The result is that everything in the bag spills out, and fast.  One moment, you have a bag of cold patch sitting on nice clean asphalt.  Three seconds later, you have a pile of cold patch on the asphalt, and an empty bag.

As a result, you have to patch in whole-bag increments.  Once you open the bag as the manufacturer directs, there’s no going back.  Move it around with a shovel, maybe.  But one way or the other, you’re placing a whole bag of it somewhere.


Lesson 4:  Estimating the quantity needed is harder than you’d think.

It’s not just that the holes to be patched are irregular in shape and depth.

It’s that, with a surface-laid patch, on an irregular (not-flat) driveway surface, you have some leeway on the depth of the resulting patch.

In particular, I’m trying to shape these so that water will drain off my driveway.  I want to avoid puddles.

But the driveway slope itself is so low, and varies so much from place-to-place owning to the uneven surface, that shaping the finished patch to do that involves a lot of guesswork.  Or, at least, it did for me.

In my case, I ended up using vastly less patching material, so far, than I originally estimated.  And that’s because I’m not filling the driveway up to some theoretical original surface level.  I’m just filling the puddles enough to get water to flow across it.

I hope.  I won’t really know if I’ve succeeded so far until the next hard rain.


Lesson 5:  Patch size may be limited by plywood size (4′ width).

Common advice is to do the final tamping of asphalt cold patch by laying down a sheet of plastic, then a piece of thin plywood, then driving over it.  I can vouch that this works with QPR.  I hand-tamped mine as firmly as I could, then ran it over.  Running over it, covered by thin plywood, definitely appears to make the patch surface more compact, and to make the patch more firmly compressed.

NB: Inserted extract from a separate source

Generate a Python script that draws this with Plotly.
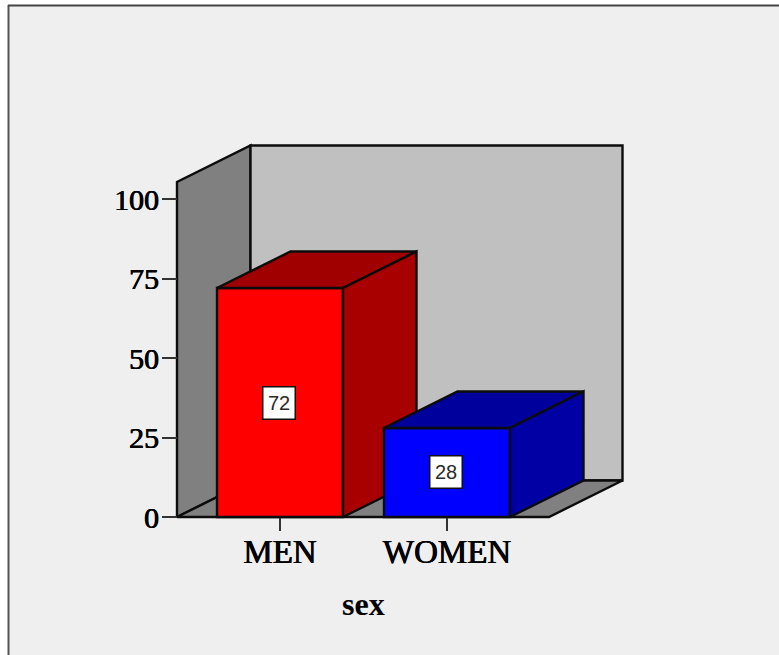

If you rely on this method, then the largest patch you can make well is one that can be covered by a sheet of plywood.  And that you can conveniently drive your car over.

You can, I guess, finagle it, by sliding the plywood around and only driving on a part of the patch at a time.  But that’s asking for the plywood edge to leave an imprint in the patch.

Conclusion

At this point in my driveway rehab, I have filled in the biggest puddles and coincidentally covered up the largest places where pavement was outright missing.

There’s still a lot of badly-alligatored pavement, with chunks of pavement missing, that I don’t quite know what to do with.

Right now, the patches look fine, but are tacky due to the heat and sunshine.  Will they cure?  Will water flow off the driveway without puddling?  Will these patches last?

Making an isolated patch, like the ones above, is easy.  The QPR material flows easily at my ambient temperature (say, 75F).  And it’s not even tiring, as long as you have the strength to lift the 50 pound bags.  Move a bag to a hole, slit it, rake the patch material out flat. pound it flatter.  Repeat.

Whether the final patched driveway is going to function well, or look right, I have no clue.

It’s going to be rain and threat of rain for the next few days, so at this point, I’ll let it be until we get some sunnier weather.